L’Ined ajoute que les naissances hors du couple interviennent plus tôt que dans la vie des personnes vivant en couple. Pour la moitié des mères des DROM nées entre 1941 et 1980, le premier enfant hors couple est né avant l’âge de 22 ans, contre 25 ans pour celles avec conjoint. L’étude relève que la part des naissances adolescentes (avant les 18 ans de la mère) est environ trois plus élevée concernant les naissances hors couple (17%) que celles issues d’une union (5%). « Si la Guyane se caractérise de façon générale par des maternités adolescentes plus fréquentes (16% des premières naissances ont eu lieu avant 18 ans), c’est particulièrement notable pour les naissances hors couple (23%). Les maternités adolescentes sont plus rares à La Réunion (8%), en Martinique (8%) et en Guadeloupe (9%) », détaille l’Ined.

Cependant, si l’on prend en compte les naissances entre 1971 et 2010, l’âge du premier enfant vient à reculer de manière générale dans les DROM, tout comme en France hexagonale, que ce soit en couple ou en dehors. « Du fait de leur plus grande précocité, les naissances hors couple surviennent plus souvent alors que le père ou la mère vit encore chez ses parents. C’est le cas de 42% de ces mères et de 37% de ces pères », indique également l’étude. Les familles monoparentales étant le plus souvent formées de la mère et de son ou ses enfants, ce sont les parents de cette dernière qui contribuent fréquemment à les élever.

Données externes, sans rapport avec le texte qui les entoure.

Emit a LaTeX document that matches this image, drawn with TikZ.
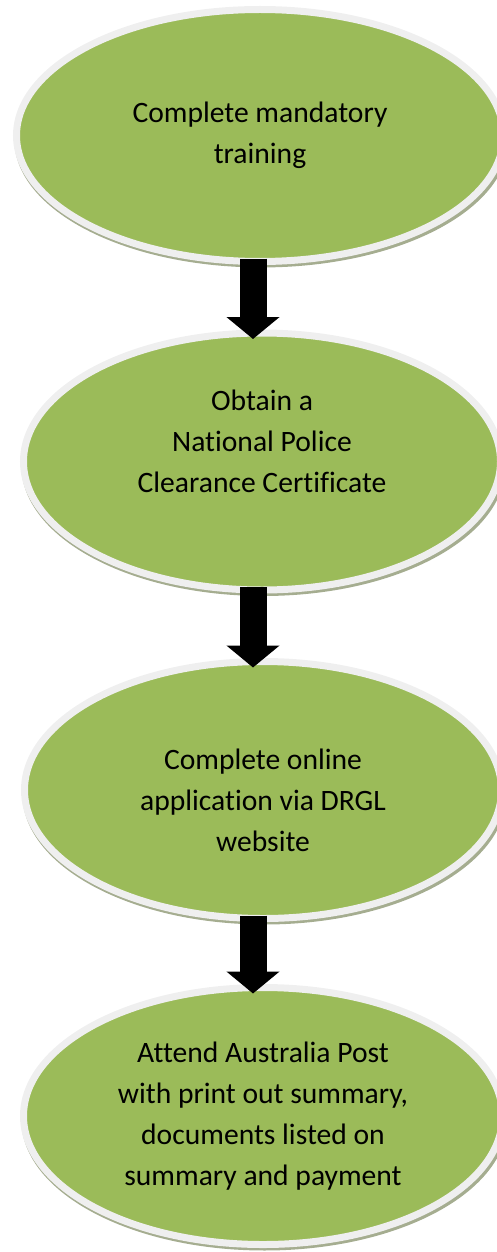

La situation sociale est bien souvent déterminante. D’après l’Ined, les femmes ayant eu d’importants problèmes d’argent durant leur jeunesse sont fortement susceptibles d’avoir un enfant en dehors du couple (41% contre 33% sans difficultés financières). Le niveau de diplôme est également important : « 45% des mères sans diplôme ont eu leur premier enfant hors couple contre 17% des titulaires d’un diplôme supérieur à un niveau bac + 2. Ce contraste se retrouve dans chaque Drom avec la même intensité », constate l’étude. Le fait d’avoir été élevé uniquement par sa mère implique la plupart du temps pour les femmes d’avoir un enfant hors couple (47% contre 32% de celles élevées par leurs deux parents). Par ailleurs, un deuxième enfant né hors couple s’avère bien plus fréquent si la première naissance l’était déjà.

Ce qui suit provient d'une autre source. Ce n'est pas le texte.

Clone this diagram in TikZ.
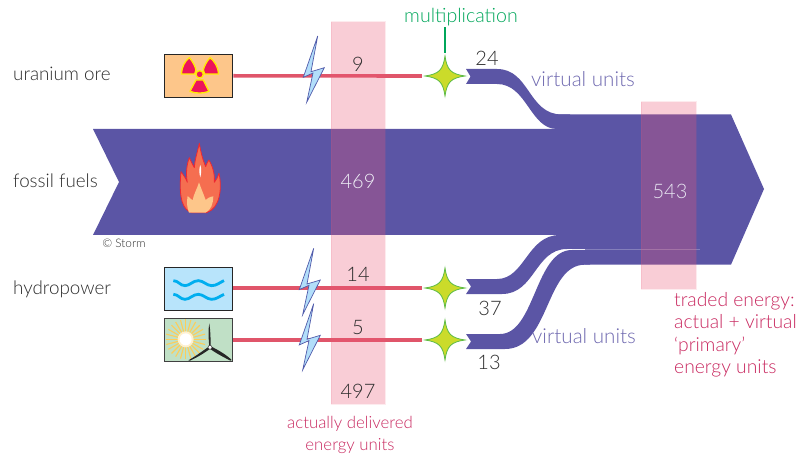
\documentclass[tikz,border=0pt]{standalone}
\usepackage{fontspec}
\setmainfont{Lato}[UprightFont=* Light]
\usetikzlibrary{calc}
\definecolor{flow}{RGB}{91,85,165}
\definecolor{colpink}{RGB}{235,88,118}
\definecolor{redline}{RGB}{224,85,106}
\definecolor{crim}{RGB}{200,40,95}
\definecolor{virt}{RGB}{110,104,175}
\definecolor{txt}{RGB}{45,45,45}
\definecolor{multgreen}{RGB}{0,166,90}
\definecolor{starfill}{RGB}{203,219,42}
\definecolor{starline}{RGB}{93,187,70}
\definecolor{boltfill}{RGB}{178,222,250}
\definecolor{boltline}{RGB}{80,90,170}
\definecolor{radbg}{RGB}{253,198,138}
\definecolor{radred}{RGB}{237,20,91}
\definecolor{radyel}{RGB}{255,236,0}
\definecolor{waterbg}{RGB}{184,228,251}
\definecolor{waterln}{RGB}{0,174,239}
\definecolor{windbg}{RGB}{192,224,198}
\definecolor{sunray}{RGB}{253,205,90}
\definecolor{flamecolor}{RGB}{245,110,80}
\definecolor{flameline}{RGB}{237,40,50}
\tikzset{
 lab/.style={font=\fontsize{18.8}{22}\selectfont,text=txt,inner sep=0pt},
 num/.style={font=\fontsize{20}{22}\selectfont,text=txt,inner sep=0pt},
 virtlab/.style={font=\fontsize{20.6}{23}\selectfont,text=virt,inner sep=0pt},
 crimlab/.style={font=\fontsize{16.8}{22}\selectfont,text=crim,inner sep=0pt},
 crimright/.style={font=\fontsize{19.3}{22.4}\selectfont,text=crim,inner sep=0pt},
 iconbox/.style={draw=black!85,line width=1.2pt,minimum width=68pt,minimum height=43pt,inner sep=0pt},
 anchorstar/.style={circle,minimum size=46pt,inner sep=0pt},
 feed/.style={draw=redline,line width=3.6pt},
 column/.style={fill=colpink,fill opacity=.3,draw=colpink,draw opacity=.12,line width=1pt},
 fourstar/.pic={\filldraw[fill=starfill,draw=starline,line width=.8pt]
   (0,-20) .. controls (2,-6) and (6,-2) .. (20,0)
   .. controls (6,2) and (2,6) .. (0,20)
   .. controls (-2,6) and (-6,2) .. (-20,0)
   .. controls (-6,-2) and (-2,-6) .. (0,-20) -- cycle;},
 boltshape/.pic={\filldraw[fill=boltfill,draw=boltline,line width=.7pt,line join=miter]
   (0,0) -- (-14.4,41.3) -- (-4.7,37) -- (-11,66.3) -- (6.6,31.7) -- (-6.7,35.7) -- cycle;},
}
\begin{document}
\begin{tikzpicture}[x=1pt,y=-1pt]
\useasboundingbox (0,0) rectangle (798,457);
% flows
\fill[flow] (93,129) -- (600,129) -- (600,235) -- (93,235) -- (119,182) -- cycle;
\fill[flow] (555,114.5) -- (731,114.5) -- (764,189) -- (731,264.7) -- (585,264.7) -- (585,235) -- (555,235) -- cycle;
\fill[flow] (466,69) -- (497,69) .. controls (530,69) and (528,114.5) .. (562,114.5) -- (570,114.5) -- (570,129)
   -- (557,129) .. controls (530,129) and (527,84) .. (497,84) -- (466,84) -- (470.5,76.5) -- cycle;
\fill[flow] (466,279) -- (497,279) .. controls (525,279) and (527,235) .. (560,235) -- (590,235) -- (590,249)
   -- (567,249) .. controls (535,249) and (535,294) .. (502,294) -- (466,294) -- (471,286.5) -- cycle;
\fill[flow] (466,334) -- (500,334) .. controls (535,334) and (535,250) .. (572,250) -- (590,250) -- (590,264.7)
   -- (585,264.7) .. controls (545,264.7) and (550,349) .. (505,349) -- (466,349) -- (471,341.5) -- cycle;
\draw[white,opacity=.25,line width=.7pt] (568,249.5) -- (700,249.5);
% icons
\node[iconbox,fill=radbg] (ura) at (198.7,75.8) {};
\node[iconbox,fill=waterbg] (hyd) at (198.7,289) {};
\node[iconbox,fill=windbg,draw=black!75] (win) at (198.7,339.7) {};
% multipliers
\node[anchorstar] (s1) at (445,76) {};
\node[anchorstar] (s2) at (445,288) {};
\node[anchorstar] (s3) at (445,340) {};
% feed lines
\draw[feed] (ura.east) -- (s1.west);
\draw[feed] (hyd.east |- s2) -- (s2.west);
\draw[feed] (win.east |- s3) -- (s3.west);
\pic at (s1) {fourstar};
\pic at (s2) {fourstar};
\pic at (s3) {fourstar};
% bolts
\pic at (317.7,36) {boltshape};
\pic at (313.7,248.3) {boltshape};
\pic at (313.7,303.6) {boltshape};
% radiation symbol
\begin{scope}[shift={(150,20)},x=.3333pt,y=-.3333pt]
 \begin{scope}[fill=radred,draw=radyel,line width=1.3pt,line join=round]
 \filldraw (94,162) .. controls (96,140) and (104,124) .. (118,113)
    .. controls (128,124) and (136,140) .. (138,150) -- (134,162) -- cycle;
 \filldraw (206,162) .. controls (204,140) and (194,124) .. (180,113)
    .. controls (170,124) and (162,140) .. (160,150) -- (164,162) -- cycle;
 \filldraw (120,214) .. controls (138,221) and (158,221) .. (177,214) -- (160,180) -- (138,180) -- cycle;
 \filldraw (149,163) circle[radius=11];
 \end{scope}
\end{scope}
% waves
\begin{scope}[shift={(150,240)},x=.3333pt,y=-.3333pt]
 \foreach \dy in {0,41}{
 \draw[waterln,line width=2.8pt,shift={(0,\dy)}] (70,122) .. controls (85,122) and (90,137) .. (105,137)
   .. controls (120,137) and (128,122) .. (145,122)
   .. controls (160,122) and (170,137) .. (185,137)
   .. controls (200,137) and (210,127) .. (222,122);}
 % wind and sun
 \foreach \a in {0,15,...,345}{
   \draw[sunray,line width=1.1pt] (107,298) ++(\a:14) -- ++(\a:46);}
 \fill[white!70!sunray] (107,298) circle[radius=24];
 \fill[white] (107,298) circle[radius=18];
 \fill[black!85] (178,322) .. controls (175,290) and (175,265) .. (178,250) .. controls (181,270) and (182,295) .. (182,322) -- cycle;
 \fill[black!85] (178,319) .. controls (155,335) and (135,350) .. (115,361) -- (120,362) .. controls (142,352) and (165,338) .. (182,325) -- cycle;
 \fill[black!85] (182,319) .. controls (205,330) and (230,345) .. (245,360) -- (241,362) .. controls (218,350) and (195,338) .. (178,325) -- cycle;
 \filldraw[fill=white,draw=black!80,line width=.5pt] (180,322) circle[radius=6];
\end{scope}
% flame
\begin{scope}[shift={(85,125)},x=.3333pt,y=-.3333pt]
 \filldraw[fill=flamecolor,draw=flameline,line width=.8pt,line join=round]
  (320,263) .. controls (295,255) and (280,225) .. (288,140)
  .. controls (295,150) and (303,160) .. (307,172)
  .. controls (302,145) and (305,120) .. (313,98)
  .. controls (318,110) and (323,118) .. (328,128)
  .. controls (330,100) and (338,80) .. (343,55)
  .. controls (347,80) and (352,100) .. (362,125)
  .. controls (365,115) and (368,110) .. (372,105)
  .. controls (380,120) and (390,140) .. (388,172)
  .. controls (395,165) and (398,155) .. (402,145)
  .. controls (412,190) and (405,250) .. (365,263) -- cycle;
 \fill[radbg] (312,263) .. controls (305,245) and (305,230) .. (308,213)
  .. controls (313,218) and (318,222) .. (323,226)
  .. controls (325,210) and (335,195) .. (342,172)
  .. controls (348,190) and (355,205) .. (362,225)
  .. controls (368,220) and (372,216) .. (385,214)
  .. controls (385,235) and (378,255) .. (362,263) -- cycle;
 \fill[white] (346,120) .. controls (350,130) and (349,145) .. (346,157) .. controls (342,145) and (342,130) .. (346,120) -- cycle;
\end{scope}
% columns
\fill[column,draw] (331,22) rectangle (385,404);
\fill[column,draw] (641,102) rectangle (696,289);
% labels
\node[lab,anchor=west] (l1) at (13,74) {uranium ore};
\node[lab,anchor=west] (l2) at (13,181) {fossil fuels};
\node[lab,anchor=west] (l3) at (13,289) {hydropower};
\node[num] (n9) at (358,64) {9};
\node[num,text=white!90!flow] (n469) at (358,181) {469};
\node[num] (n14) at (358,274) {14};
\node[num] (n5) at (358,328) {5};
\node[num] (n497) at (358,391) {497};
\node[num] (n24) at (487,58) {24};
\node[num] (n37) at (490,308) {37};
\node[num] (n13) at (489,362) {13};
\node[num,text=white!85!flow] (n543) at (670,191) {543};
\node[virtlab] (v1) at (583,79) {virtual units};
\node[virtlab] (v2) at (584,336) {virtual units};
\node[font=\fontsize{19.6}{22}\selectfont,text=multgreen,inner sep=0pt] (mult) at (461,17) {multiplication};
\draw[multgreen,line width=1.2pt] (s1.north |- mult.south) ++(0,1) -- (s1.north);
\node[crimlab,align=center] (adeu) at (350,435) {actually delivered\\energy units};
\node[crimright,align=left,anchor=north west] (ted) at (674,292) {traded energy:\\actual + virtual\\‘primary’\\energy units};
\node[font=\fontsize{11.8}{13}\selectfont,text=txt,inner sep=0pt] (cr) at (124,243) {© Storm};
\end{tikzpicture}
\end{document}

L’auteur de la note s’interroge enfin sur les modèles de comportements : les grossesses sont-elles ou non planifiées, émanent-elles de la volonté de rechercher une identité sociale, d’échapper à des violences conjugales, ou, dans le cas des Antilles en particulier, de correspondre à la figure de la femme « potomitan » dans un contexte de matrifocalité dominante ? Quoi qu’il en soit, « bien plus souvent féminine et en place dès la naissance du premier enfant, la monoparentalité s’accompagne d’une grande précarité matérielle. La part de familles monoparentales en situation de grande pauvreté s’élève à 17% en Guadeloupe et en Martinique, à 24% à La Réunion et atteint 32% en Guyane, contre 5% dans l’Hexagone ».  

Sur le plan de la fécondité, l’Ined avance qu’en 2023, il était « proche aux Antilles et dans l’Hexagone (1,66 enfant par femme en Martinique et 1,88 en Guadeloupe contre 1,64 dans l’Hexagone), un peu plus élevé à La Réunion (2,5) et davantage encore en Guyane (3,3) ».